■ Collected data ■
★ ★ ★ ★

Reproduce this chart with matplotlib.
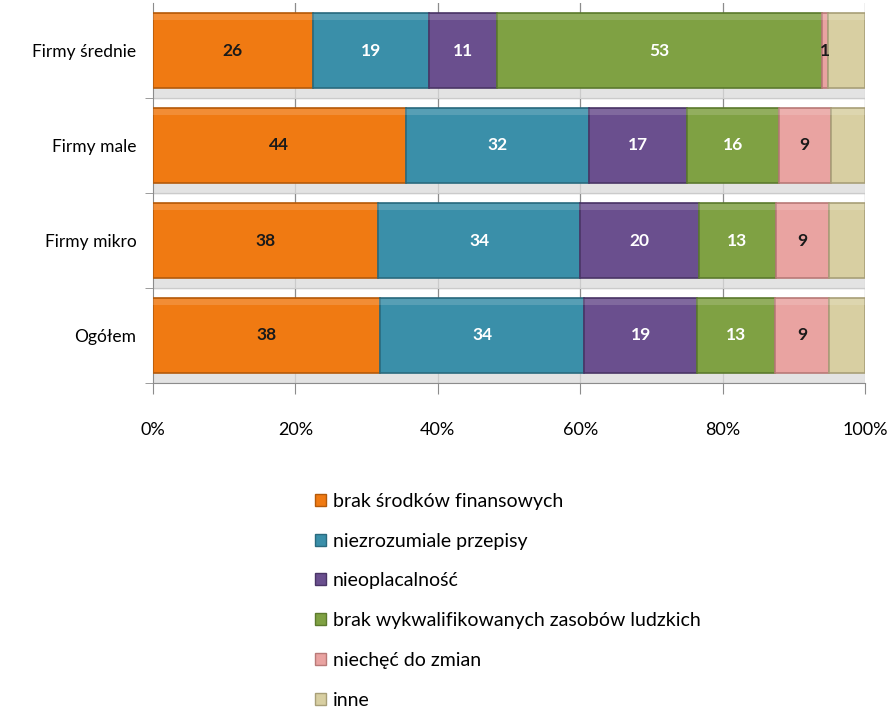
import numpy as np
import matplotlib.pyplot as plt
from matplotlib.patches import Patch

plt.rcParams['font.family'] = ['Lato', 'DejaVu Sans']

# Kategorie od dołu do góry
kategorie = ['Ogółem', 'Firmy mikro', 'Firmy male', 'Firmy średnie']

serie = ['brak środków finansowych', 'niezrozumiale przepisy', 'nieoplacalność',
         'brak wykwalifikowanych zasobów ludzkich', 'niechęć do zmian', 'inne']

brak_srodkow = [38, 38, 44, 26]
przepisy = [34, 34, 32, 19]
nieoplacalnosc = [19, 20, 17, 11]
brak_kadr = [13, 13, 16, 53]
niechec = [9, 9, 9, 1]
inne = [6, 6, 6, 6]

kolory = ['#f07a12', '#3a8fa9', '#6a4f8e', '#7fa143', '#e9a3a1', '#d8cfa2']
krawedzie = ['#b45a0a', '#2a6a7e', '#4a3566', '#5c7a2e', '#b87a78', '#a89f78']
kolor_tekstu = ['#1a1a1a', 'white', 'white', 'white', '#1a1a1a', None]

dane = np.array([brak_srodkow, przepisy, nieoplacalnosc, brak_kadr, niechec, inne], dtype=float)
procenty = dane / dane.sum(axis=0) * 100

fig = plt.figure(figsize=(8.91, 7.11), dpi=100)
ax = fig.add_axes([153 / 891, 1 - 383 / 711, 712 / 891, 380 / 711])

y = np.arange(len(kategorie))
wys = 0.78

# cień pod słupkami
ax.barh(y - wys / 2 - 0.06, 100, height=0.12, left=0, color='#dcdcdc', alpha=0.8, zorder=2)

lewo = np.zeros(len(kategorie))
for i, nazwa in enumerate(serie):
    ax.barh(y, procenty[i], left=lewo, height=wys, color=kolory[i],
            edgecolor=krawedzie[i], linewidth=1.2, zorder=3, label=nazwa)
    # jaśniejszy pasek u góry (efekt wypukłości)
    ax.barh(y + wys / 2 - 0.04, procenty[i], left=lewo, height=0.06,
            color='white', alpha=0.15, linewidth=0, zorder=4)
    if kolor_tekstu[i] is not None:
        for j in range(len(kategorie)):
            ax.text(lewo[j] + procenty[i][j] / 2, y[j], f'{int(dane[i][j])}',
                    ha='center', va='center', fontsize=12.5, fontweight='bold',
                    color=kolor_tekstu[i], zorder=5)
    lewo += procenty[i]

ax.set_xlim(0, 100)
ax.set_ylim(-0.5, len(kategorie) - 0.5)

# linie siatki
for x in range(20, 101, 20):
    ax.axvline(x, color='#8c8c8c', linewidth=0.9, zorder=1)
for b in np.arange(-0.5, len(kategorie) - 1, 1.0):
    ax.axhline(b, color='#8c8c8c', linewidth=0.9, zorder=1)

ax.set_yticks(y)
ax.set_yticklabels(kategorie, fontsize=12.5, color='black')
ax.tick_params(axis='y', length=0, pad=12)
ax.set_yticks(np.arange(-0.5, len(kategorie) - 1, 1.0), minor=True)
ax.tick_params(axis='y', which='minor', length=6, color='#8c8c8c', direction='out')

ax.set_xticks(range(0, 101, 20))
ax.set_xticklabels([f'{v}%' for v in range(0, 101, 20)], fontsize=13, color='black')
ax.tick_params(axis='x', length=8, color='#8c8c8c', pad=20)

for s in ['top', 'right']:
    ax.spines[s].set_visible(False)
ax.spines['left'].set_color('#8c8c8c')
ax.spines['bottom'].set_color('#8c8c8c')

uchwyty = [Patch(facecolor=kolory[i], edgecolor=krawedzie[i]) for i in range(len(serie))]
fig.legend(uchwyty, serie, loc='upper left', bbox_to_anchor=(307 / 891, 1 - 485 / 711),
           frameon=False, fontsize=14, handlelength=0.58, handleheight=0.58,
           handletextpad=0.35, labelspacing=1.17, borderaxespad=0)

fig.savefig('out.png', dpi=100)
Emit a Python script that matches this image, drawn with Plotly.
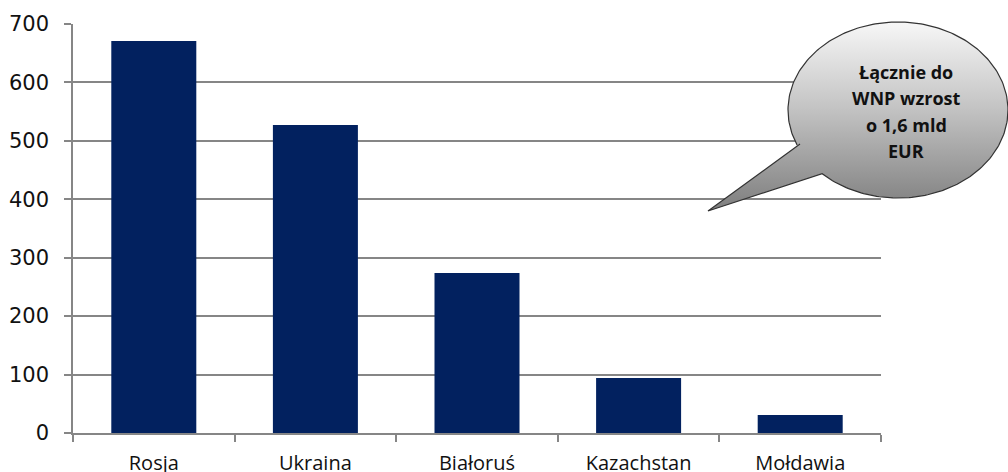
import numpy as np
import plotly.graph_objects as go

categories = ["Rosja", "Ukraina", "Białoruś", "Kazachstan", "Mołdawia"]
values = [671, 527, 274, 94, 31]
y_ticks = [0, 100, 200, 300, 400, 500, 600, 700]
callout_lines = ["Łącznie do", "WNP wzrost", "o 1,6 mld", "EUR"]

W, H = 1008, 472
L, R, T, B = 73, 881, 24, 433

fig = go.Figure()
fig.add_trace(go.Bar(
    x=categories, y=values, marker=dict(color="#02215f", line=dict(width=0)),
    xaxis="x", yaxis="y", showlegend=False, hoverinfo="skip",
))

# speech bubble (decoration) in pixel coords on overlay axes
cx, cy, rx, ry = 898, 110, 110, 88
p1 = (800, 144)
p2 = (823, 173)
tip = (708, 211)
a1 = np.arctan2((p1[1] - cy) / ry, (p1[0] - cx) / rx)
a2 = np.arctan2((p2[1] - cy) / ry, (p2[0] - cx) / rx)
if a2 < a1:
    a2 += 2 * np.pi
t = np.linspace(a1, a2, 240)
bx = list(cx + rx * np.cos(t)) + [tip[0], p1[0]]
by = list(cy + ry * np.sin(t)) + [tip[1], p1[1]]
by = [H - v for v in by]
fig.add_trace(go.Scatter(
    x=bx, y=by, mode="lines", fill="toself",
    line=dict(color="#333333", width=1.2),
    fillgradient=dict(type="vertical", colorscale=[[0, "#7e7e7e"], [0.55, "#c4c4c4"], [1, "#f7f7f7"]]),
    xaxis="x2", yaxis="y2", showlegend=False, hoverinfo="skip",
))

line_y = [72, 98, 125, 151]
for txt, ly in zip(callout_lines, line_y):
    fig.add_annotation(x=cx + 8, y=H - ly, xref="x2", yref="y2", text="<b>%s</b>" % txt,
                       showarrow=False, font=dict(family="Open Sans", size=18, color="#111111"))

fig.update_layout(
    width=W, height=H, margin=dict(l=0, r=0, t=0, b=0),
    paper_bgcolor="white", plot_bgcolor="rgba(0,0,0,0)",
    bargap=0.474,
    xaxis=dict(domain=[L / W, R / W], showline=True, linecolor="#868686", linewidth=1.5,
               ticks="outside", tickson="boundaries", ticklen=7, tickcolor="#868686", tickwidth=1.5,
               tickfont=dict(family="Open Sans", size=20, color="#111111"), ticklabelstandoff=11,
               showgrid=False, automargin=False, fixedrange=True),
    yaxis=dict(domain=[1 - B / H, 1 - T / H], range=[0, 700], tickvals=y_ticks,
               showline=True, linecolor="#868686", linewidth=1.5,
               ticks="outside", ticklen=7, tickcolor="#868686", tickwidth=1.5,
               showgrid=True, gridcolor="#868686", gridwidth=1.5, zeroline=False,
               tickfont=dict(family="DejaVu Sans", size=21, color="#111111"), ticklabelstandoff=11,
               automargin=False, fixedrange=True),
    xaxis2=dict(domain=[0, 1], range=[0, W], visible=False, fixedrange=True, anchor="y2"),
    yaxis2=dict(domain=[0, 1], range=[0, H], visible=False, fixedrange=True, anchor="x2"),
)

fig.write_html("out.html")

★ ★ ★ ★

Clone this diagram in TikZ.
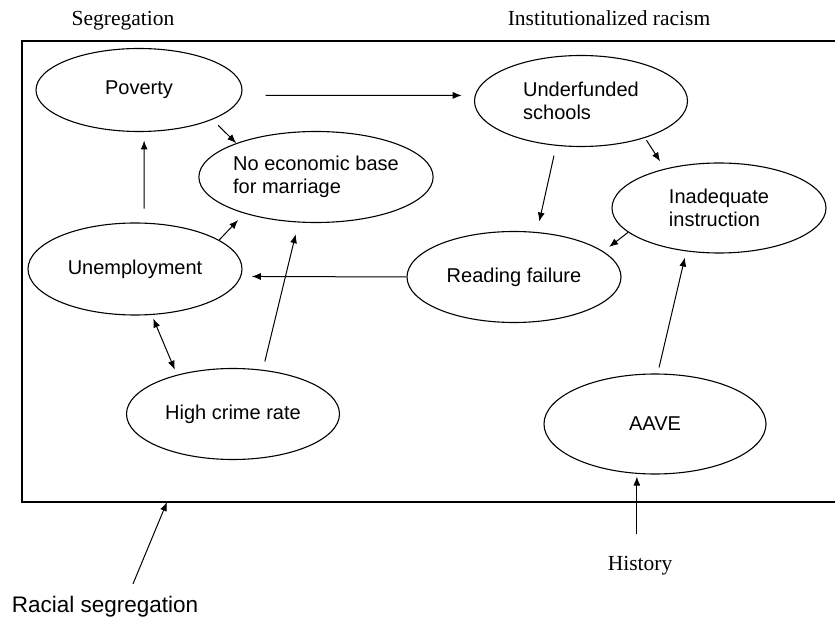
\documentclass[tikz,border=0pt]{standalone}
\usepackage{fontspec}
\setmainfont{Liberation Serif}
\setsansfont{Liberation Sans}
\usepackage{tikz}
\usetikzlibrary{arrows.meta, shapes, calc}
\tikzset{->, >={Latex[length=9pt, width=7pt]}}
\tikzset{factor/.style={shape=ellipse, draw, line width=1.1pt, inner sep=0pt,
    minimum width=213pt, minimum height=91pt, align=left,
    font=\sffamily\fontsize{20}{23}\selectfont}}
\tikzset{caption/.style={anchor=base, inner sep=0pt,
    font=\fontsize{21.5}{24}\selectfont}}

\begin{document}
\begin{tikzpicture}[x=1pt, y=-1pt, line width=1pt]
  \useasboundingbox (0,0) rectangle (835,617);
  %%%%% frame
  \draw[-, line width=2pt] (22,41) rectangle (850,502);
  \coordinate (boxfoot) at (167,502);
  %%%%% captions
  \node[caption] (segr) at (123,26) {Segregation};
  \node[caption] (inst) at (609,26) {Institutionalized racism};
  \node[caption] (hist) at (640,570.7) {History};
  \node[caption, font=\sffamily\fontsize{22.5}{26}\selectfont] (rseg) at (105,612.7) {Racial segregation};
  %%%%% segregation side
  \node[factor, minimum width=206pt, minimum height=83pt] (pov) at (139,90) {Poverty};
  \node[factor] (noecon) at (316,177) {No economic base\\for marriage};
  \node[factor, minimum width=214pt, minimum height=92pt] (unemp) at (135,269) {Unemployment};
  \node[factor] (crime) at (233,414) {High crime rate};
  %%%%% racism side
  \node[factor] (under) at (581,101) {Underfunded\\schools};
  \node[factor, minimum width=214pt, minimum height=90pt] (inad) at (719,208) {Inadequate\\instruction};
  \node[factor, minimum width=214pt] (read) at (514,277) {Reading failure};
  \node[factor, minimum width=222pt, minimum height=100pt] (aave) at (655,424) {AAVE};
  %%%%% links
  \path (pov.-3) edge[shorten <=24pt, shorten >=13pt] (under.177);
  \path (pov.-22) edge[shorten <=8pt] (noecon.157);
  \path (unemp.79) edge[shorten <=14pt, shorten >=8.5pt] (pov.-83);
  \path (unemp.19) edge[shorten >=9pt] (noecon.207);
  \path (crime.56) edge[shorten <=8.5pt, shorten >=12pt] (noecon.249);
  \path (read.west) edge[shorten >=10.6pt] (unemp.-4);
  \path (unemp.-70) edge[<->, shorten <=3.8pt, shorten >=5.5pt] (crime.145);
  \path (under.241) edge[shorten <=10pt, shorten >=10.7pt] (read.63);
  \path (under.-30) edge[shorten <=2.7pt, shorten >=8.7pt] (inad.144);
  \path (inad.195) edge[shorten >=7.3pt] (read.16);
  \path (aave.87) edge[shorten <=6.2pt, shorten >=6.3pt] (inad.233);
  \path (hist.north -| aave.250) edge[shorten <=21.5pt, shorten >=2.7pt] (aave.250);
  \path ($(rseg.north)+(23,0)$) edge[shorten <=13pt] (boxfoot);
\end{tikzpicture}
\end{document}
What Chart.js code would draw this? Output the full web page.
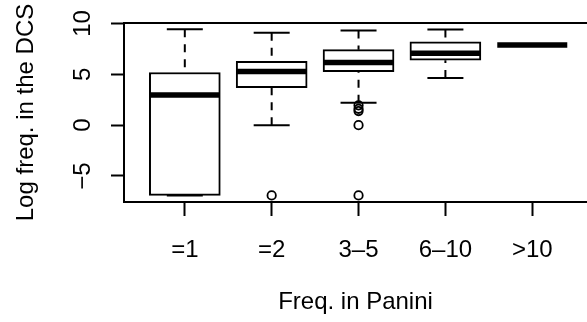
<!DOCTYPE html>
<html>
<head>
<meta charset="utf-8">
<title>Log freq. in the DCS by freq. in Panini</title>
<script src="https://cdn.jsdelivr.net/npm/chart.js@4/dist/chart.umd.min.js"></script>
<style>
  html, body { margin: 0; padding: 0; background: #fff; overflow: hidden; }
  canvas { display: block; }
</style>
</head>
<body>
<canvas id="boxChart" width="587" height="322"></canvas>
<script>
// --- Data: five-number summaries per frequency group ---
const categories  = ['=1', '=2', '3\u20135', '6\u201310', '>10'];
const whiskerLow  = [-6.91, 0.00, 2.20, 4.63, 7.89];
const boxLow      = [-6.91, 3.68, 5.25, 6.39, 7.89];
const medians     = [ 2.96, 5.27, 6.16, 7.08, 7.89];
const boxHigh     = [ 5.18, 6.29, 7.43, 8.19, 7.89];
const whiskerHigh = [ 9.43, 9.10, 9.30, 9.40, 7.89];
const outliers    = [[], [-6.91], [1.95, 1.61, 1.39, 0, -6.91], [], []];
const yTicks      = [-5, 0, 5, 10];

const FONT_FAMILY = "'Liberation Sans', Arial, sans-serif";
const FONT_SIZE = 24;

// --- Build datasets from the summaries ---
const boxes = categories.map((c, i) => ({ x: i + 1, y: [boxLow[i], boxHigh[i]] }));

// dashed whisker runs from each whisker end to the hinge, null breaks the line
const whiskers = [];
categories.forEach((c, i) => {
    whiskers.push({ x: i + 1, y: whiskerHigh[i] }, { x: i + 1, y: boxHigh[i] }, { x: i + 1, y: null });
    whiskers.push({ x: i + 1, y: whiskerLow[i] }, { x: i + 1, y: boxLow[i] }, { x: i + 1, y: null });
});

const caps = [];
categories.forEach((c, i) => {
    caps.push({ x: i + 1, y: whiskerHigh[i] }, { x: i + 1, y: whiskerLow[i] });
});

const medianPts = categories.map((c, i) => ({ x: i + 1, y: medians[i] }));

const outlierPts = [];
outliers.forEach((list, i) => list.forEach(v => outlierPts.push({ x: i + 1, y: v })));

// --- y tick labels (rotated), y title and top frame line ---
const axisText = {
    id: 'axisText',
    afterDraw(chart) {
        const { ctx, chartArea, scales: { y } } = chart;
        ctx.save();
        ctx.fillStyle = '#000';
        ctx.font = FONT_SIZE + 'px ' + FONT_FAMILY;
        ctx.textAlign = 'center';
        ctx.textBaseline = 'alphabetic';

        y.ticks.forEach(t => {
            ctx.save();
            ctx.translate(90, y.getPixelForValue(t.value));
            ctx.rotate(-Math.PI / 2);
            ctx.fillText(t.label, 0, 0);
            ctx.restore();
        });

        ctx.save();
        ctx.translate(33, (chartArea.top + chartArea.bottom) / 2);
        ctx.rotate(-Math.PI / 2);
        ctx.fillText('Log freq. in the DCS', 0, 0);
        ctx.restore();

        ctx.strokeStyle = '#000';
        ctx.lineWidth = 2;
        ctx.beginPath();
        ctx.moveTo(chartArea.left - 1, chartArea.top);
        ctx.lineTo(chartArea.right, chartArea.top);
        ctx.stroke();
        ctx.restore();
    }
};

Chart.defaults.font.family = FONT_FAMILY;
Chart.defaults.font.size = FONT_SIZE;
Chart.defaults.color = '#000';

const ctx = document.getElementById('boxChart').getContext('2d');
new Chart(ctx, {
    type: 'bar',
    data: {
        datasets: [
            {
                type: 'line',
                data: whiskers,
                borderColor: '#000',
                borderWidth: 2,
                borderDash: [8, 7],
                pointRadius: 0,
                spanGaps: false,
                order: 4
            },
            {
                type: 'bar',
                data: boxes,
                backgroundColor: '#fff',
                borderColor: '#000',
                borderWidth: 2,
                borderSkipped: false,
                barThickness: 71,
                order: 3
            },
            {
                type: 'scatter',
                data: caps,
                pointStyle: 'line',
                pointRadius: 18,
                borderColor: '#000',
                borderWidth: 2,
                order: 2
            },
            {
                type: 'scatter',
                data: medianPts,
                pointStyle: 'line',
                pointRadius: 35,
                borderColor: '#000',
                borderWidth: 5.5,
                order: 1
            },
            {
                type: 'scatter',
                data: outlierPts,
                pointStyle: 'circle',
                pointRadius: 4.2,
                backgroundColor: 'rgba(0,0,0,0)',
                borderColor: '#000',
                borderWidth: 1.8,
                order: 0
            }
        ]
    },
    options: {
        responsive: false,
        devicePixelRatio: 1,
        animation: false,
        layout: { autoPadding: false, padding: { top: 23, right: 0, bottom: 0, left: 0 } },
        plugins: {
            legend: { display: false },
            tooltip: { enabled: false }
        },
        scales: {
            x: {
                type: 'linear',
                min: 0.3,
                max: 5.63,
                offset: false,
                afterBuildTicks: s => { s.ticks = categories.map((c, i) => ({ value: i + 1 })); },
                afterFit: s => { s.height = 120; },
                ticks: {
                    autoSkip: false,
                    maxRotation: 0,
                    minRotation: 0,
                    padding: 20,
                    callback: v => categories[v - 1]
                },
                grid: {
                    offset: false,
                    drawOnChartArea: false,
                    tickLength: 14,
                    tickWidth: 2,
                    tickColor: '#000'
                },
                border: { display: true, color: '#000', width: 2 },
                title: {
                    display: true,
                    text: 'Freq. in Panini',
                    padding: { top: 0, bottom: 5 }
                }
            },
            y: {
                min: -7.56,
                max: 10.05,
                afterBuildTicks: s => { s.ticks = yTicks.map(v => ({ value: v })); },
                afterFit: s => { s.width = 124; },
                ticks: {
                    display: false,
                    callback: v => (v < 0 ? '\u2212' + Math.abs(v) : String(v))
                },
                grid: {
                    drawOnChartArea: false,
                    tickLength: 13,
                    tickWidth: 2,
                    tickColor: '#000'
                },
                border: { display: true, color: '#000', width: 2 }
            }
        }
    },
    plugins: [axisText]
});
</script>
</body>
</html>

★ ★ ★ ★

Do not copy any pictures. Retype exactly the stretch from the line with "Reproduce this chart with matplotlib." through the line with "do zmian', 'inne']".

Reproduce this chart with matplotlib.
import numpy as np
import matplotlib.pyplot as plt
from matplotlib.patches import Patch

plt.rcParams['font.family'] = ['Lato', 'DejaVu Sans']

# Kategorie od dołu do góry
kategorie = ['Ogółem', 'Firmy mikro', 'Firmy male', 'Firmy średnie']

serie = ['brak środków finansowych', 'niezrozumiale przepisy', 'nieoplacalność',
         'brak wykwalifikowanych zasobów ludzkich', 'niechęć do zmian', 'inne']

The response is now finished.